** Start of GIVEN RECORDS **

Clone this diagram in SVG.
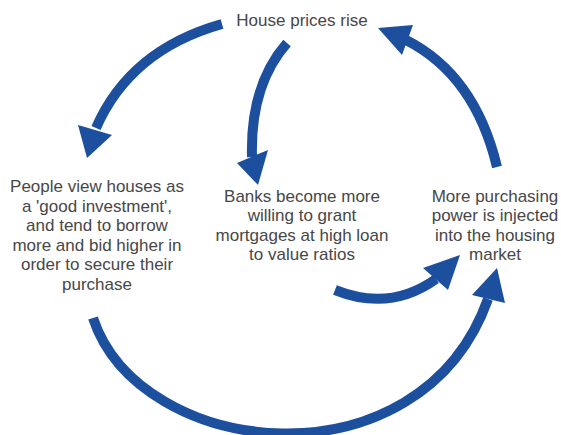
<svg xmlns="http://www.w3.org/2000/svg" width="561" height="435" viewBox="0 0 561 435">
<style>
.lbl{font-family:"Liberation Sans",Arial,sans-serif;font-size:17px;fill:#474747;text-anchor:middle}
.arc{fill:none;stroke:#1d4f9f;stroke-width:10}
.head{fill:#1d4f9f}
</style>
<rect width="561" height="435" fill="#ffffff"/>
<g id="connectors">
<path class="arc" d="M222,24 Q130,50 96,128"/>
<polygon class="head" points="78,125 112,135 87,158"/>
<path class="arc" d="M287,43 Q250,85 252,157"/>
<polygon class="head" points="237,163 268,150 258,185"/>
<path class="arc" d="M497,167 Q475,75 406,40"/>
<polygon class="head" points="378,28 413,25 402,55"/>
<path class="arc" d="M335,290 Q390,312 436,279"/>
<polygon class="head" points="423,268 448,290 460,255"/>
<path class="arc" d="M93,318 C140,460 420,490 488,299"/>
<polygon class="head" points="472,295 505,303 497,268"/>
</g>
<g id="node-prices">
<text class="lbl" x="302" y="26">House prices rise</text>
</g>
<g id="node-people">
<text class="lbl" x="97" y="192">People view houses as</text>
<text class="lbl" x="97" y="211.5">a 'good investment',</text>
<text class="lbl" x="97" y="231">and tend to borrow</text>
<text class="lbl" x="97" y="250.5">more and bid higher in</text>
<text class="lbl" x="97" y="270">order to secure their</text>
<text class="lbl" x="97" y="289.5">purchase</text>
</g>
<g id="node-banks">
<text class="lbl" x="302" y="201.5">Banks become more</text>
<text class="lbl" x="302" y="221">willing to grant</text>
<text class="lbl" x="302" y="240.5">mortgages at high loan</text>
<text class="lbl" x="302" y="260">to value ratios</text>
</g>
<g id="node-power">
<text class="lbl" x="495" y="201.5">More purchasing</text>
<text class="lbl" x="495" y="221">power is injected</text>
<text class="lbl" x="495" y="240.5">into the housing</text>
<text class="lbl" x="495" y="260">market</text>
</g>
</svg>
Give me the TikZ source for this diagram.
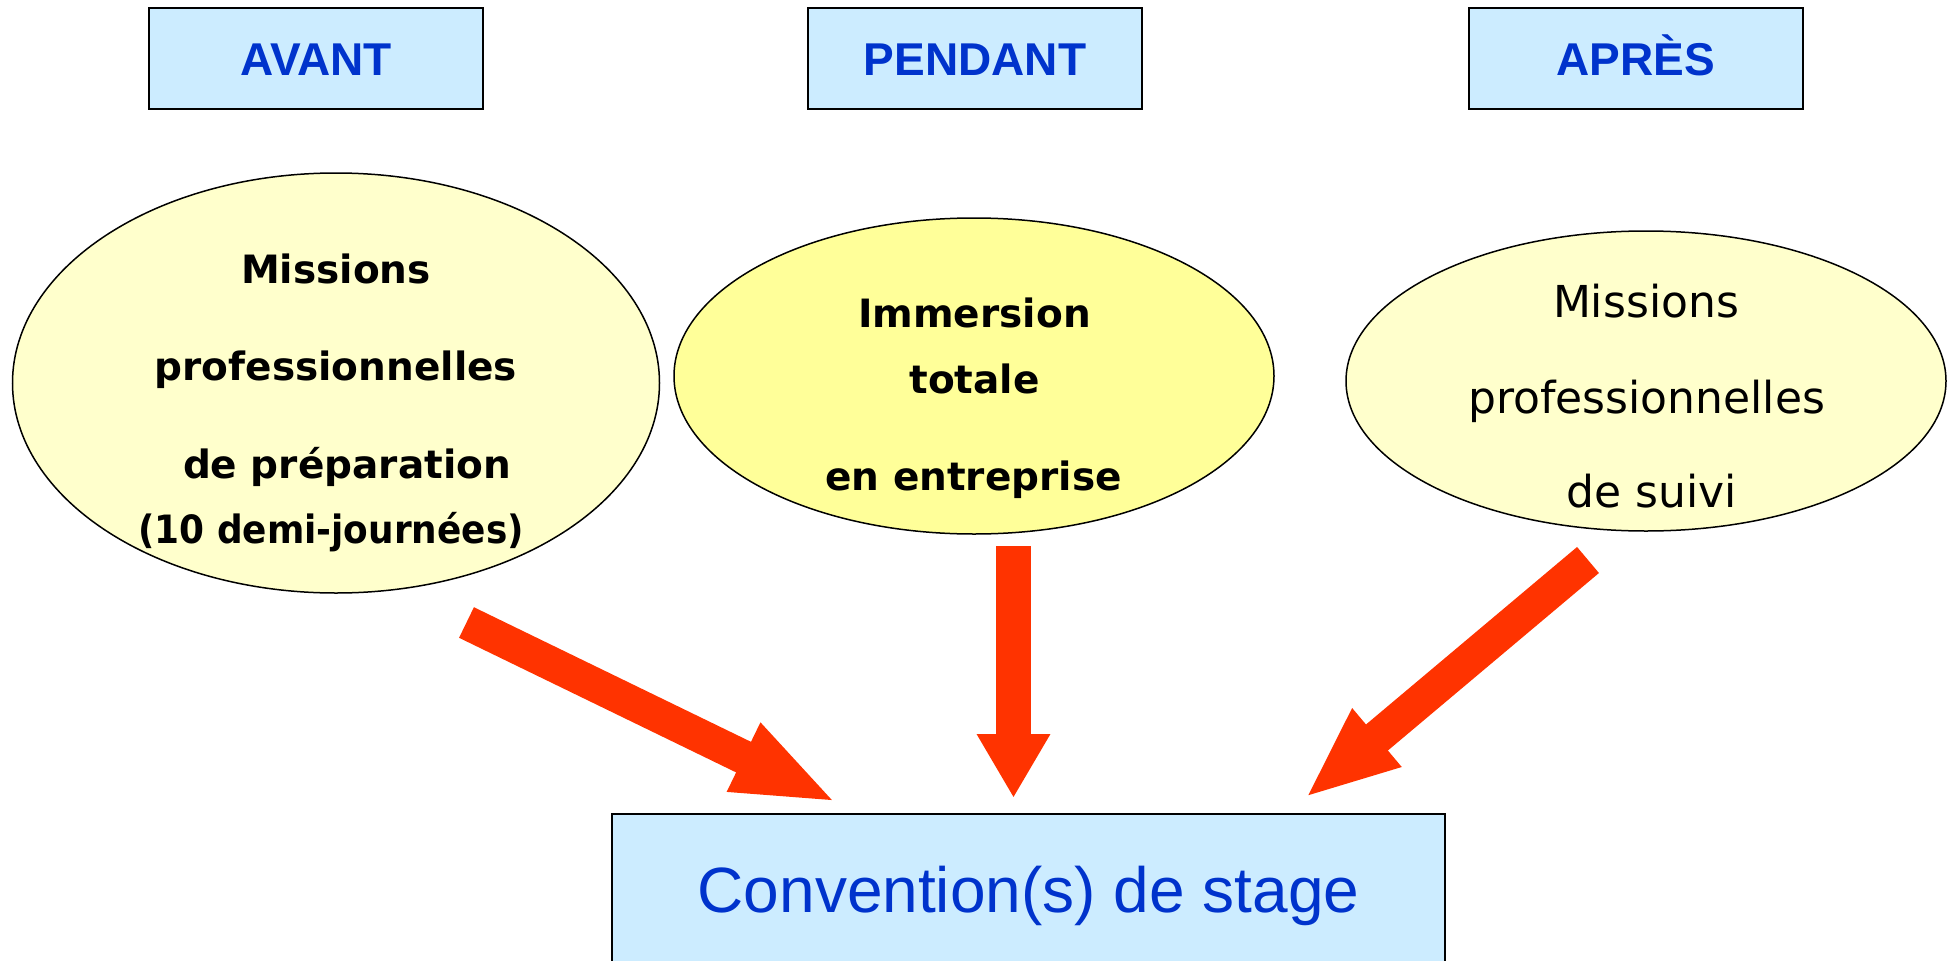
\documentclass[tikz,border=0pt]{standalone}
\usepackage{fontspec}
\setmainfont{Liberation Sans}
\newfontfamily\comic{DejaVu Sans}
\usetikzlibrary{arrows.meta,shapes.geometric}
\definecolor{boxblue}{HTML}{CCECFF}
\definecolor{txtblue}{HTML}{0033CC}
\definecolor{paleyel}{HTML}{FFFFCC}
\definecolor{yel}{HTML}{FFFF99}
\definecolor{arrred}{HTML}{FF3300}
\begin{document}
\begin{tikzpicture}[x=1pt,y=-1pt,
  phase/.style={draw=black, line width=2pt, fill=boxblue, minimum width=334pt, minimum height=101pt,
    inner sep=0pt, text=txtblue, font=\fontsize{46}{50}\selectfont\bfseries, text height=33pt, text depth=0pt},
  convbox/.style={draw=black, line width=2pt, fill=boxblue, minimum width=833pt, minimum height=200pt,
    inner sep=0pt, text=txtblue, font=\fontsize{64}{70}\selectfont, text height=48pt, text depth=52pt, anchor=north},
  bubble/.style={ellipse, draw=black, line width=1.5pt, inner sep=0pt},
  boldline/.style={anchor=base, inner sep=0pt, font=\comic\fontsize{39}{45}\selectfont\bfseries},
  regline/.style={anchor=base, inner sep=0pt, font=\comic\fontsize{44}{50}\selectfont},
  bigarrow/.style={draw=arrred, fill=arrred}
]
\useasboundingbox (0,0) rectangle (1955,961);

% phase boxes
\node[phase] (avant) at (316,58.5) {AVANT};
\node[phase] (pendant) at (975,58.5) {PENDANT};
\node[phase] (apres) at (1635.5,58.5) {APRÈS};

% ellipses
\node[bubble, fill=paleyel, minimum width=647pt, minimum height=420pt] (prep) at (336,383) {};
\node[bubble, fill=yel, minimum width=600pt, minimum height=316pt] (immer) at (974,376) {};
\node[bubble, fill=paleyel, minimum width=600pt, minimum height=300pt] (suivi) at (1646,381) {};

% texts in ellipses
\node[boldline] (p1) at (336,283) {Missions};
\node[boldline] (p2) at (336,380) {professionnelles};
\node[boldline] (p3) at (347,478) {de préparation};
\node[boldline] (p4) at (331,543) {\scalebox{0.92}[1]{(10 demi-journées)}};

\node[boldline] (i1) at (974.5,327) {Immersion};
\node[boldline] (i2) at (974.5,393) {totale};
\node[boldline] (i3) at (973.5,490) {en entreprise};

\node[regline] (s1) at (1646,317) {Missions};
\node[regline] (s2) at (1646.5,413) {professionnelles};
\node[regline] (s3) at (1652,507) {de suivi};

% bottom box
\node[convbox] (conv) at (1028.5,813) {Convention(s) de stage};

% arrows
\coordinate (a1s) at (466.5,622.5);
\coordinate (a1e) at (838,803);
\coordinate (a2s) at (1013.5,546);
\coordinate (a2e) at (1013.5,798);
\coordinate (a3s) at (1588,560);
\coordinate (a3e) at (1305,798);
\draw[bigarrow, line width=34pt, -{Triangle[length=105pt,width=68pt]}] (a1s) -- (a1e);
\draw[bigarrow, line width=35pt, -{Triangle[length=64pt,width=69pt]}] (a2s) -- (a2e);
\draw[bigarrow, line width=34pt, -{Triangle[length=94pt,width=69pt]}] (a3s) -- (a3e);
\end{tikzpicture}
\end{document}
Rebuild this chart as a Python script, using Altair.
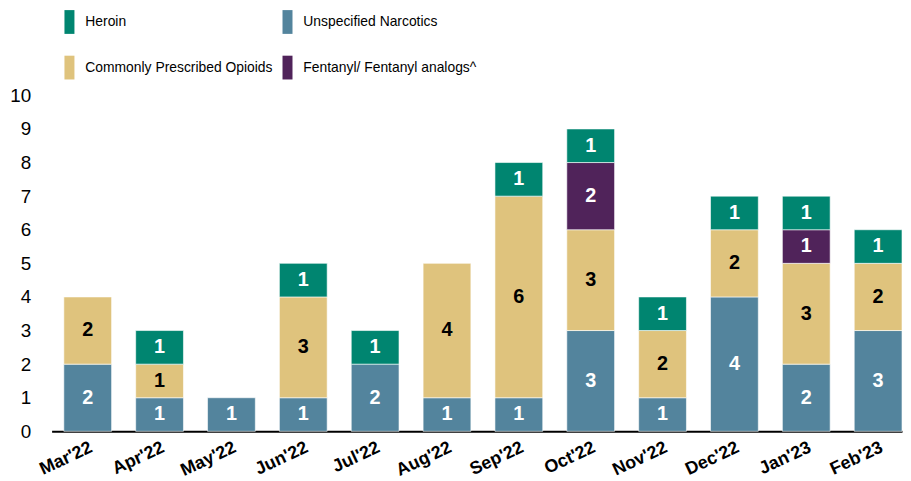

** End of GIVEN RECORDS **

- **TO BE DONE**
Take the data above and repeat it exactly, leaving each picture out.

- **RESULT FOR THIS TASK**
Clone this diagram in SVG.
<svg xmlns="http://www.w3.org/2000/svg" width="561" height="435" viewBox="0 0 561 435">
<style>
.lbl{font-family:"Liberation Sans",Arial,sans-serif;font-size:17px;fill:#474747;text-anchor:middle}
.arc{fill:none;stroke:#1d4f9f;stroke-width:10}
.head{fill:#1d4f9f}
</style>
<rect width="561" height="435" fill="#ffffff"/>
<g id="connectors">
<path class="arc" d="M222,24 Q130,50 96,128"/>
<polygon class="head" points="78,125 112,135 87,158"/>
<path class="arc" d="M287,43 Q250,85 252,157"/>
<polygon class="head" points="237,163 268,150 258,185"/>
<path class="arc" d="M497,167 Q475,75 406,40"/>
<polygon class="head" points="378,28 413,25 402,55"/>
<path class="arc" d="M335,290 Q390,312 436,279"/>
<polygon class="head" points="423,268 448,290 460,255"/>
<path class="arc" d="M93,318 C140,460 420,490 488,299"/>
<polygon class="head" points="472,295 505,303 497,268"/>
</g>
<g id="node-prices">
<text class="lbl" x="302" y="26">House prices rise</text>
</g>
<g id="node-people">
<text class="lbl" x="97" y="192">People view houses as</text>
<text class="lbl" x="97" y="211.5">a 'good investment',</text>
<text class="lbl" x="97" y="231">and tend to borrow</text>
<text class="lbl" x="97" y="250.5">more and bid higher in</text>
<text class="lbl" x="97" y="270">order to secure their</text>
<text class="lbl" x="97" y="289.5">purchase</text>
</g>
<g id="node-banks">
<text class="lbl" x="302" y="201.5">Banks become more</text>
<text class="lbl" x="302" y="221">willing to grant</text>
<text class="lbl" x="302" y="240.5">mortgages at high loan</text>
<text class="lbl" x="302" y="260">to value ratios</text>
</g>
<g id="node-power">
<text class="lbl" x="495" y="201.5">More purchasing</text>
<text class="lbl" x="495" y="221">power is injected</text>
<text class="lbl" x="495" y="240.5">into the housing</text>
<text class="lbl" x="495" y="260">market</text>
</g>
</svg>
Give me the TikZ source for this diagram.
\documentclass[tikz,border=0pt]{standalone}
\usepackage{fontspec}
\setmainfont{Liberation Sans}
\newfontfamily\comic{DejaVu Sans}
\usetikzlibrary{arrows.meta,shapes.geometric}
\definecolor{boxblue}{HTML}{CCECFF}
\definecolor{txtblue}{HTML}{0033CC}
\definecolor{paleyel}{HTML}{FFFFCC}
\definecolor{yel}{HTML}{FFFF99}
\definecolor{arrred}{HTML}{FF3300}
\begin{document}
\begin{tikzpicture}[x=1pt,y=-1pt,
  phase/.style={draw=black, line width=2pt, fill=boxblue, minimum width=334pt, minimum height=101pt,
    inner sep=0pt, text=txtblue, font=\fontsize{46}{50}\selectfont\bfseries, text height=33pt, text depth=0pt},
  convbox/.style={draw=black, line width=2pt, fill=boxblue, minimum width=833pt, minimum height=200pt,
    inner sep=0pt, text=txtblue, font=\fontsize{64}{70}\selectfont, text height=48pt, text depth=52pt, anchor=north},
  bubble/.style={ellipse, draw=black, line width=1.5pt, inner sep=0pt},
  boldline/.style={anchor=base, inner sep=0pt, font=\comic\fontsize{39}{45}\selectfont\bfseries},
  regline/.style={anchor=base, inner sep=0pt, font=\comic\fontsize{44}{50}\selectfont},
  bigarrow/.style={draw=arrred, fill=arrred}
]
\useasboundingbox (0,0) rectangle (1955,961);

% phase boxes
\node[phase] (avant) at (316,58.5) {AVANT};
\node[phase] (pendant) at (975,58.5) {PENDANT};
\node[phase] (apres) at (1635.5,58.5) {APRÈS};

% ellipses
\node[bubble, fill=paleyel, minimum width=647pt, minimum height=420pt] (prep) at (336,383) {};
\node[bubble, fill=yel, minimum width=600pt, minimum height=316pt] (immer) at (974,376) {};
\node[bubble, fill=paleyel, minimum width=600pt, minimum height=300pt] (suivi) at (1646,381) {};

% texts in ellipses
\node[boldline] (p1) at (336,283) {Missions};
\node[boldline] (p2) at (336,380) {professionnelles};
\node[boldline] (p3) at (347,478) {de préparation};
\node[boldline] (p4) at (331,543) {\scalebox{0.92}[1]{(10 demi-journées)}};

\node[boldline] (i1) at (974.5,327) {Immersion};
\node[boldline] (i2) at (974.5,393) {totale};
\node[boldline] (i3) at (973.5,490) {en entreprise};

\node[regline] (s1) at (1646,317) {Missions};
\node[regline] (s2) at (1646.5,413) {professionnelles};
\node[regline] (s3) at (1652,507) {de suivi};

% bottom box
\node[convbox] (conv) at (1028.5,813) {Convention(s) de stage};

% arrows
\coordinate (a1s) at (466.5,622.5);
\coordinate (a1e) at (838,803);
\coordinate (a2s) at (1013.5,546);
\coordinate (a2e) at (1013.5,798);
\coordinate (a3s) at (1588,560);
\coordinate (a3e) at (1305,798);
\draw[bigarrow, line width=34pt, -{Triangle[length=105pt,width=68pt]}] (a1s) -- (a1e);
\draw[bigarrow, line width=35pt, -{Triangle[length=64pt,width=69pt]}] (a2s) -- (a2e);
\draw[bigarrow, line width=34pt, -{Triangle[length=94pt,width=69pt]}] (a3s) -- (a3e);
\end{tikzpicture}
\end{document}
Rebuild this chart as a Python script, using Altair.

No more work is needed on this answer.